A Gibbs free energy model of phase equilibrium including gas hydrates

Gas hydrates is shorthand for clathrate hydrates of natural gas, which are solid, crystalline molecular complexes formed from mixtures of water and low molecular weight compounds. This work presents a model of the Gibbs Free Energy of Mixing (GFEM) of hydrates, used in the framework of multiphase equilibrium calculations by means of the minimization of the GFEM. Such an approach was previously used for phase equilibrium calculations involving the three states of matter - namely, solid, liquid and vapor [1] - and has been improved in this work to also account for the hydrate phase.
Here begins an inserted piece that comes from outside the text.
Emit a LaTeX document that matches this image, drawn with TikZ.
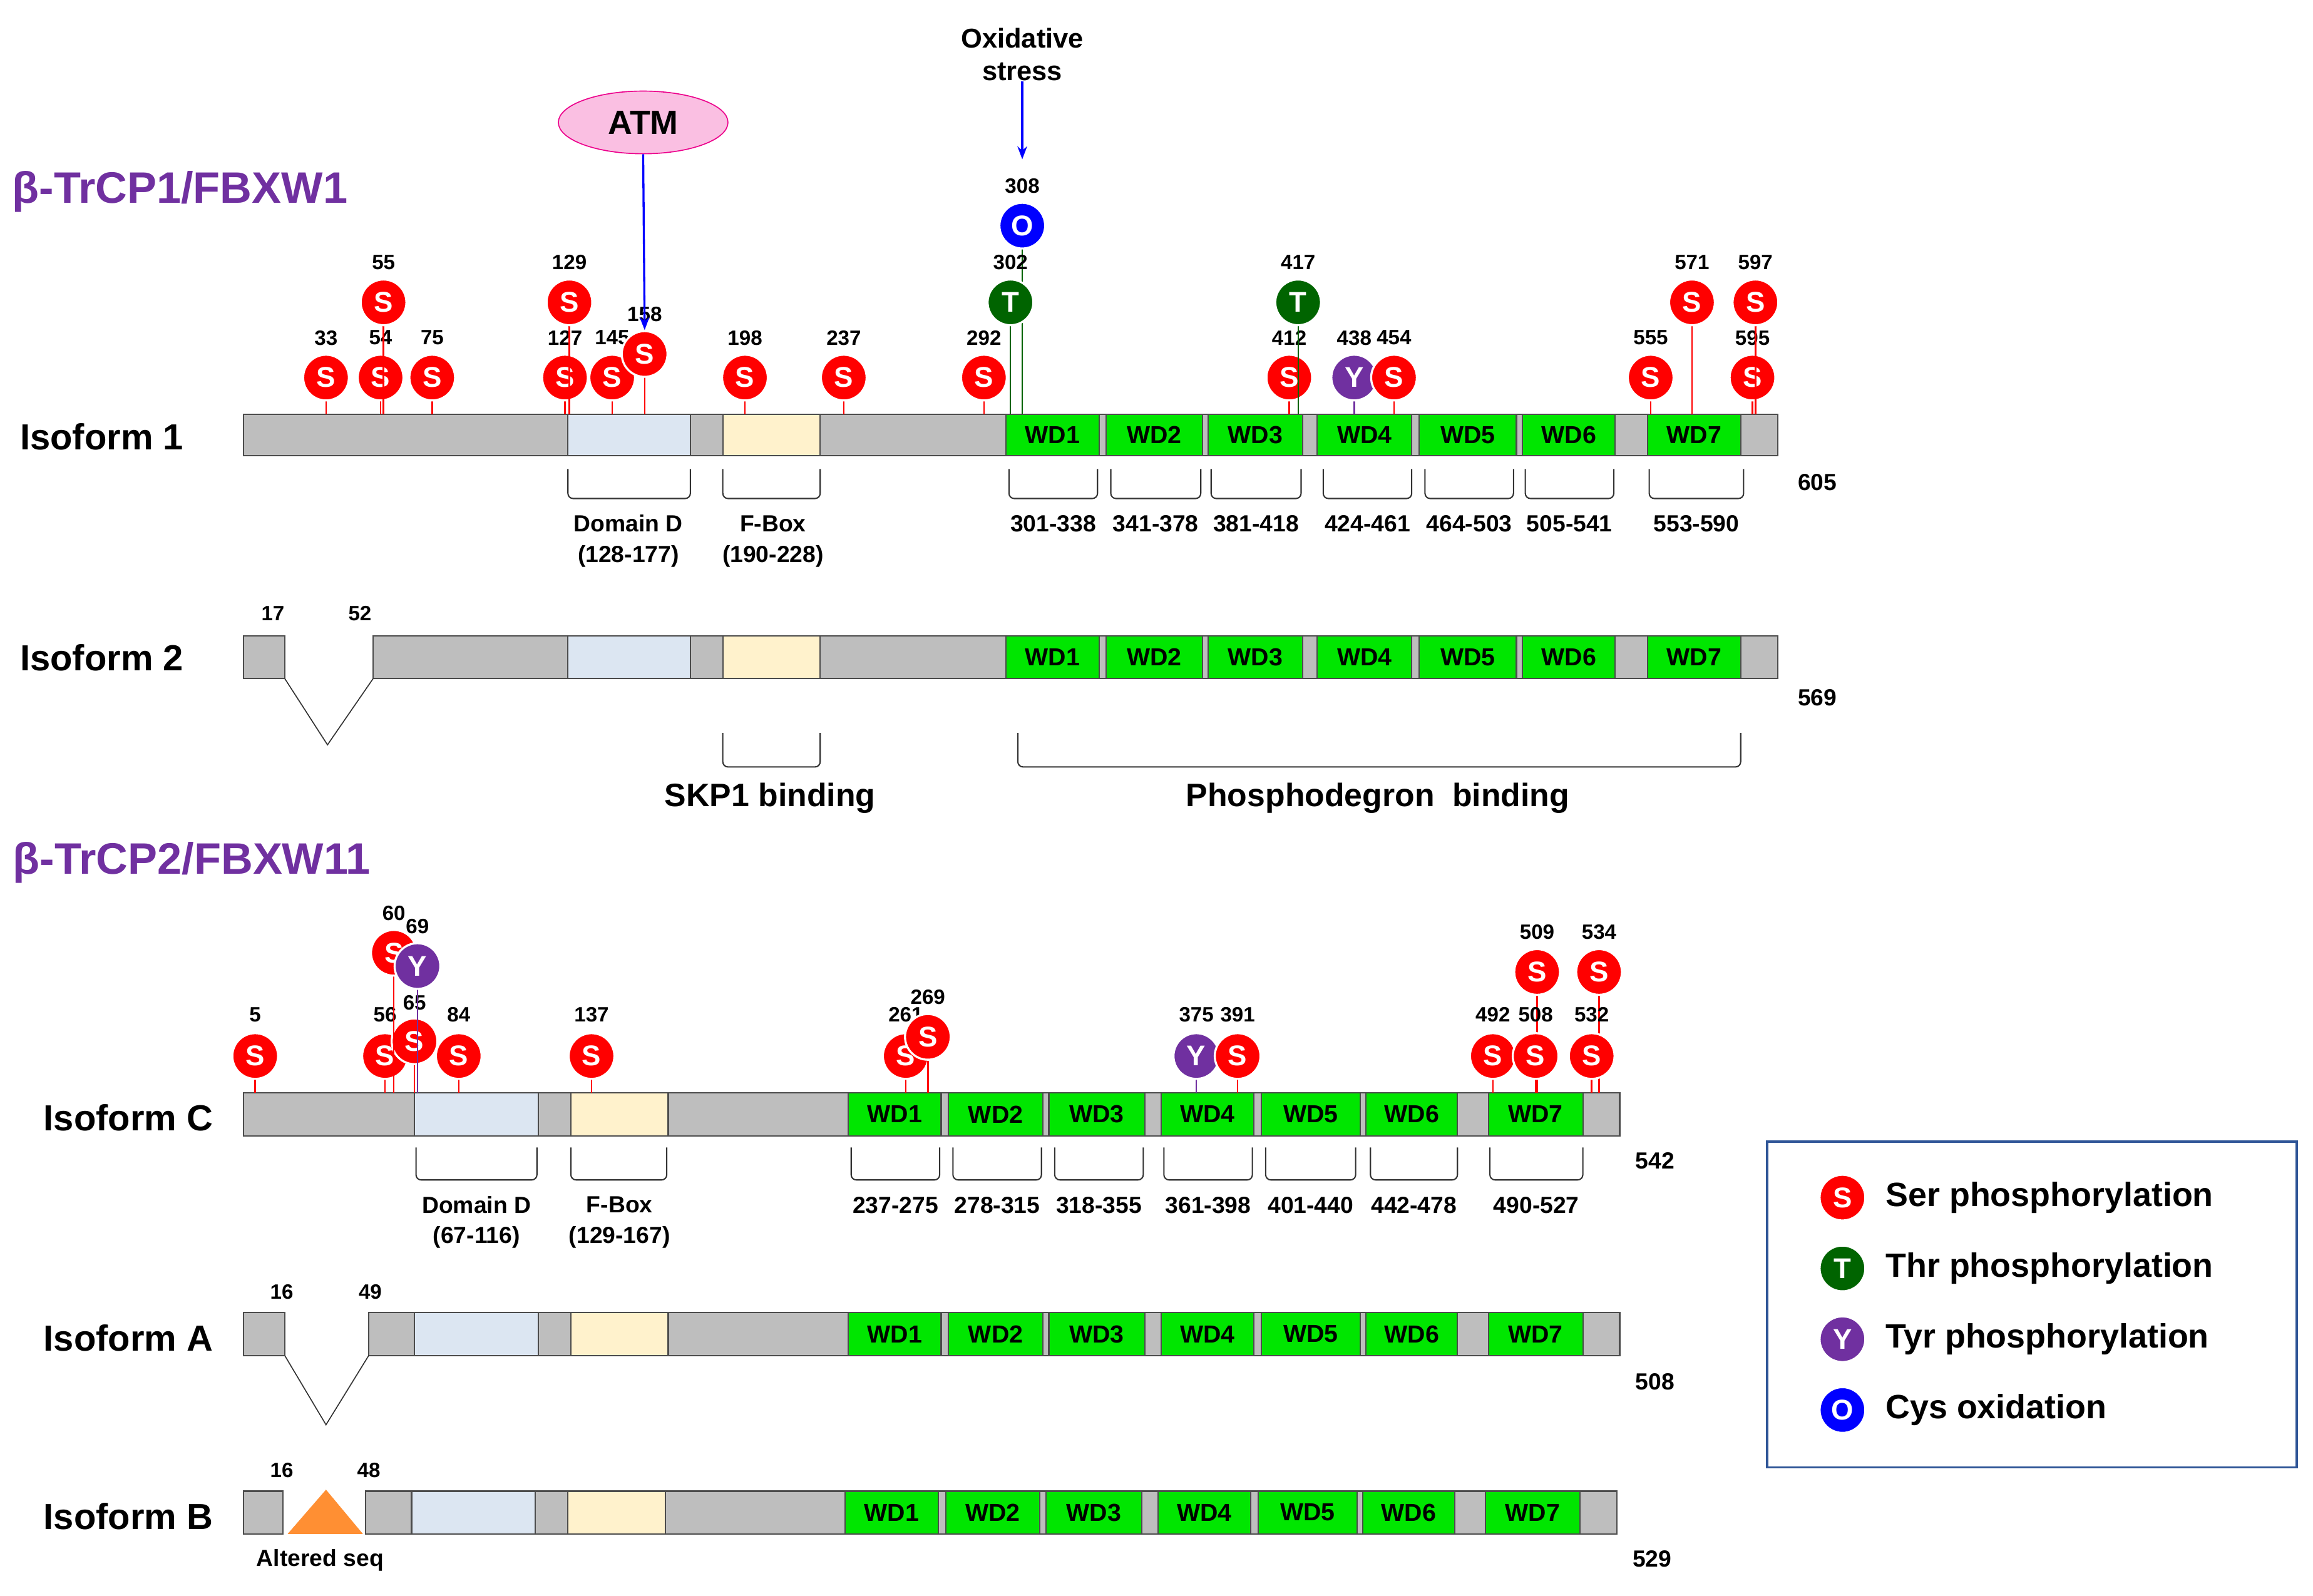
\documentclass[tikz,border=0pt]{standalone}
\usepackage{fontspec}
\setmainfont{Liberation Sans}
\usetikzlibrary{arrows.meta,shapes.geometric}
\definecolor{pur}{RGB}{112,48,160}
\definecolor{dgreen}{RGB}{0,100,0}
\definecolor{wdg}{RGB}{0,230,0}
\definecolor{dom}{RGB}{220,230,242}
\definecolor{fbx}{RGB}{255,242,204}
\definecolor{gry}{RGB}{190,190,190}
\begin{document}
\begin{tikzpicture}[x=0.02cm,y=-0.02cm,
 site/.style={circle,draw=white,line width=0.8pt,minimum size=0.62cm,inner sep=0,text=white,font=\bfseries\fontsize{11}{11}\selectfont},
 ser/.style={site,fill=red}, thr/.style={site,fill=dgreen}, tyr/.style={site,fill=pur}, cys/.style={site,fill=blue,draw=white},
 num/.style={font=\bfseries\fontsize{8}{8}\selectfont,inner sep=0},
 seg/.style={draw=black!70,line width=0.5pt},
 wdt/.style={font=\bfseries\fontsize{9.5}{9.5}\selectfont},
 rng/.style={font=\bfseries\fontsize{9}{9}\selectfont,inner sep=0},
 iso/.style={font=\bfseries\fontsize{14}{14}\selectfont,inner sep=0},
 ttl/.style={font=\bfseries\fontsize{17}{17}\selectfont,text=pur,inner sep=0},
 brk/.style={draw=black!80,line width=0.5pt,rounded corners=2pt},
 lgt/.style={font=\bfseries\fontsize{13}{13}\selectfont,anchor=west,inner sep=0}]
\useasboundingbox (0,0) rectangle (1568,1082);
% ---------- bar macro
\newcommand\mybar[3]{% y1 y2 list of x1/x2/fill/text
 \foreach \a/\b/\f/\t in {#3}{\filldraw[seg,fill=\f] (\a,#1) rectangle (\b,#2) node[midway,wdt]{\t};}}
% Titles
\node[ttl] (t1) at (122,130) {β-TrCP1/FBXW1};
\node[ttl] (t2) at (130,585) {β-TrCP2/FBXW11};
% Isoform 1
\node[iso] (i1) at (69,296) {Isoform 1};
\mybar{281}{309}{165/385/gry/,385/468/dom/,468/490/gry/,490/556/fbx/,556/682/gry/,682/745/wdg/WD1,745/750/gry/,750/815/wdg/WD2,815/819/gry/,819/883/wdg/WD3,883/893/gry/,893/957/wdg/WD4,957/962/gry/,962/1028/wdg/WD5,1028/1032/gry/,1032/1095/wdg/WD6,1095/1117/gry/,1117/1180/wdg/WD7,1180/1205/gry/}
\foreach \a/\b/\l [count=\i] in {385/468/,490/556/,684/744/301-338,753/814/341-378,821/882/381-418,897/957/424-461,966/1026/464-503,1034/1094/505-541,1118/1182/553-590}{
 \draw[brk] (\a,318)--(\a,338)--(\b,338)--(\b,318);
 \node[rng] (r1\i) at ({(\a+\b)/2},355) {\l};}
\node[rng] (dd1) at (426,355) {Domain D};
\node[rng] (dd1b) at (426,377) {(128-177)};
\node[rng] (fb1) at (524,355) {F-Box};
\node[rng] (fb1b) at (524,377) {(190-228)};
\node[num,font=\bfseries\fontsize{9}{9}\selectfont] (e1) at (1232,327) {605};
% sites isoform 1
\foreach \x/\y/\s/\c/\L/\n in {221/256/ser/red/S/33,258/256/ser/red/S/54,293/256/ser/red/S/75,383/256/ser/red/S/127,415/256/ser/red/S/145,505/256/ser/red/S/198,572/256/ser/red/S/237,667/256/ser/red/S/292,874/256/ser/red/S/412,1119/256/ser/red/S/555,1188/256/ser/red/S/595,260/205/ser/red/S/55,386/205/ser/red/S/129,437/240/ser/red/S/158,693/153/cys/dgreen/O/308,685/205/thr/dgreen/T/302,880/205/thr/dgreen/T/417,918/256/tyr/pur/Y/438,945/256/ser/red/S/454,1147/205/ser/red/S/571,1190/205/ser/red/S/597}{
 \draw[\c,line width=0.6pt] (\x,281)--(\x,\y);
 \node[\s] (s1-\n) at (\x,\y) {\L};
 \node[num] (l1-\n) at (\x,\y-27) {\n};}
% ATM and oxidative stress
\node[ellipse,draw=magenta,fill=magenta!25,minimum width=2.3cm,minimum height=0.85cm,font=\bfseries\fontsize{13}{13}\selectfont] (atm) at (436,83) {ATM};
\draw[-{Stealth[length=5pt]},blue,line width=0.8pt] (atm.south) -- (s1-158.north);
\node[rng,font=\bfseries\fontsize{10.5}{10.5}\selectfont,align=center] (ox) at (693,37) {Oxidative\\[2pt]stress};
\draw[-{Stealth[length=5pt]},blue,line width=0.8pt] (ox.south) -- (693,108);
% Isoform 2
\node[iso] (i2) at (69,446) {Isoform 2};
\mybar{431}{460}{165/193/gry/,253/385/gry/,385/468/dom/,468/490/gry/,490/556/fbx/,556/682/gry/,682/745/wdg/WD1,745/750/gry/,750/815/wdg/WD2,815/819/gry/,819/883/wdg/WD3,883/893/gry/,893/957/wdg/WD4,957/962/gry/,962/1028/wdg/WD5,1028/1032/gry/,1032/1095/wdg/WD6,1095/1117/gry/,1117/1180/wdg/WD7,1180/1205/gry/}
\coordinate (v2) at (222,505);
\draw[black!80] (193,460)--(v2)--(253,460);
\node[num] (n17) at (185,416) {17};
\node[num] (n52) at (244,416) {52};
\node[num,font=\bfseries\fontsize{9}{9}\selectfont] (e2) at (1232,473) {569};
\draw[brk] (490,497)--(490,520)--(556,520)--(556,497);
\draw[brk] (690,497)--(690,520)--(1180,520)--(1180,497);
\node[iso,font=\bfseries\fontsize{12.5}{12.5}\selectfont] (skp) at (522,541) {SKP1 binding};
\node[iso,font=\bfseries\fontsize{12.5}{12.5}\selectfont] (pho) at (934,541) {Phosphodegron\ \ binding};
% Isoform C
\node[iso] (ic) at (87,758) {Isoform C};
\mybar{741}{770}{165/281/gry/,281/365/dom/,365/387/gry/,387/453/fbx/,453/575/gry/,575/638/wdg/WD1,638/643/gry/,643/707/wdg/WD2,707/711/gry/,711/776/wdg/WD3,776/787/gry/,787/850/wdg/WD4,850/855/gry/,855/922/wdg/WD5,922/926/gry/,926/988/wdg/WD6,988/1009/gry/,1009/1073/wdg/WD7,1073/1098/gry/}
\foreach \a/\b/\l [count=\i] in {282/364/,387/452/,577/637/237-275,646/706/278-315,715/775/318-355,789/849/361-398,858/919/401-440,929/988/442-478,1010/1073/490-527}{
 \draw[brk] (\a,778)--(\a,800)--(\b,800)--(\b,778);
 \node[rng] (rc\i) at ({(\a+\b)/2},817) {\l};}
\node[rng] (ddc) at (323,817) {Domain D};
\node[rng] (ddcb) at (323,839) {(67-116)};
\node[rng] (fbc) at (420,817) {F-Box};
\node[rng] (fbcb) at (420,839) {(129-167)};
\node[num,font=\bfseries\fontsize{9}{9}\selectfont] (ec) at (1122,787) {542};
\foreach \x/\y/\s/\c/\L/\n/\ly in {173/716/ser/red/S/5/688,261/716/ser/red/S/56/688,311/716/ser/red/S/84/688,401/716/ser/red/S/137/688,614/716/ser/red/S/261/688,629/703/ser/red/S/269/676,281/706/ser/red/S/65/680,267/646/ser/red/S/60/619,283/655/tyr/pur/Y/69/628,811/716/tyr/pur/Y/375/688,839/716/ser/red/S/391/688,1012/716/ser/red/S/492/688,1042/659/ser/red/S/509/632,1041/716/ser/red/S/508/688,1084/659/ser/red/S/534/632,1079/716/ser/red/S/532/688}{
 \draw[\c,line width=0.6pt] (\x,741)--(\x,\y);
 \node[\s] (sc-\n) at (\x,\y) {\L};
 \node[num] (lc-\n) at (\x,\ly) {\n};}
% Isoform A
\node[iso] (ia) at (87,907) {Isoform A};
\mybar{890}{919}{165/193/gry/,250/281/gry/,281/365/dom/,365/387/gry/,387/453/fbx/,453/575/gry/,575/638/wdg/WD1,638/643/gry/,643/707/wdg/WD2,707/711/gry/,711/776/wdg/WD3,776/787/gry/,787/850/wdg/WD4,850/855/gry/,855/922/wdg/WD5,922/926/gry/,926/988/wdg/WD6,988/1009/gry/,1009/1073/wdg/WD7,1073/1098/gry/}
\coordinate (va) at (221,966);
\draw[black!80] (193,919)--(va)--(250,919);
\node[num] (n16a) at (191,876) {16};
\node[num] (n49) at (251,876) {49};
\node[num,font=\bfseries\fontsize{9}{9}\selectfont] (ea) at (1122,937) {508};
% Isoform B
\node[iso] (ib) at (87,1028) {Isoform B};
\mybar{1011}{1040}{165/192/gry/,248/279/gry/,279/363/dom/,363/385/gry/,385/451/fbx/,451/573/gry/,573/636/wdg/WD1,636/641/gry/,641/705/wdg/WD2,705/709/gry/,709/774/wdg/WD3,774/785/gry/,785/848/wdg/WD4,848/853/gry/,853/920/wdg/WD5,920/924/gry/,924/986/wdg/WD6,986/1007/gry/,1007/1071/wdg/WD7,1071/1096/gry/}
\fill[orange!90!red!80] (195,1040)--(221,1010)--(246,1040)--cycle;
\node[num] (n16b) at (191,997) {16};
\node[num] (n48) at (250,997) {48};
\node[num,font=\bfseries\fontsize{9}{9}\selectfont] (alt) at (217,1058) {Altered seq};
\node[num,font=\bfseries\fontsize{9}{9}\selectfont] (eb) at (1120,1057) {529};
% Legend
\draw[draw={rgb,255:red,47;green,85;blue,151},line width=0.8pt] (1198,774) rectangle (1557,995);
\foreach \y/\s/\L/\t in {812/ser/S/Ser phosphorylation,860/thr/T/Thr phosphorylation,908/tyr/Y/Tyr phosphorylation,956/cys/O/Cys oxidation}{
 \node[\s] (lg\L) at (1249,\y) {\L};
 \node[lgt] (lt\L) at (1278,\y) {\t};}
\end{tikzpicture}
\end{document}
The GFEM for the hydrate phase has been expressed as suggested by Englezos and Bishnoi [2], who focused on the phase behavior of the methane-water system with respect to gas hydrate formation. The GFEM for the hydrate phase combines the fugacity of the guest component and the chemical potential of water in the hydrate phase, calculated using the model first presented by van der Waals and Platteeuw [3]. In this work, the analytic fourth-order Equation of State (EoS) proposed by Yokozeki [4] has been used for the fugacity in the solid, liquid and vapor phases. This EoS offers the advantage of describing the three states of matter simultaneously with the same Equation of State, without using a different approach for the solid phase [5,6]. The proposed model, with properly regressed parameters, has been applied to the systems methane-water and hydrogen sulfide-water, which are important in industrial practice in many hydrocarbon reservoirs, especially in Alberta [7]. In order to show the reliability of the proposed approach, which can be easily extended to multicomponent systems, the results of calculations for the hydrate formation pressures are compared with both the experimental data available in the literature and the results obtained using commercially available hydrate prediction programs that make use of different approaches.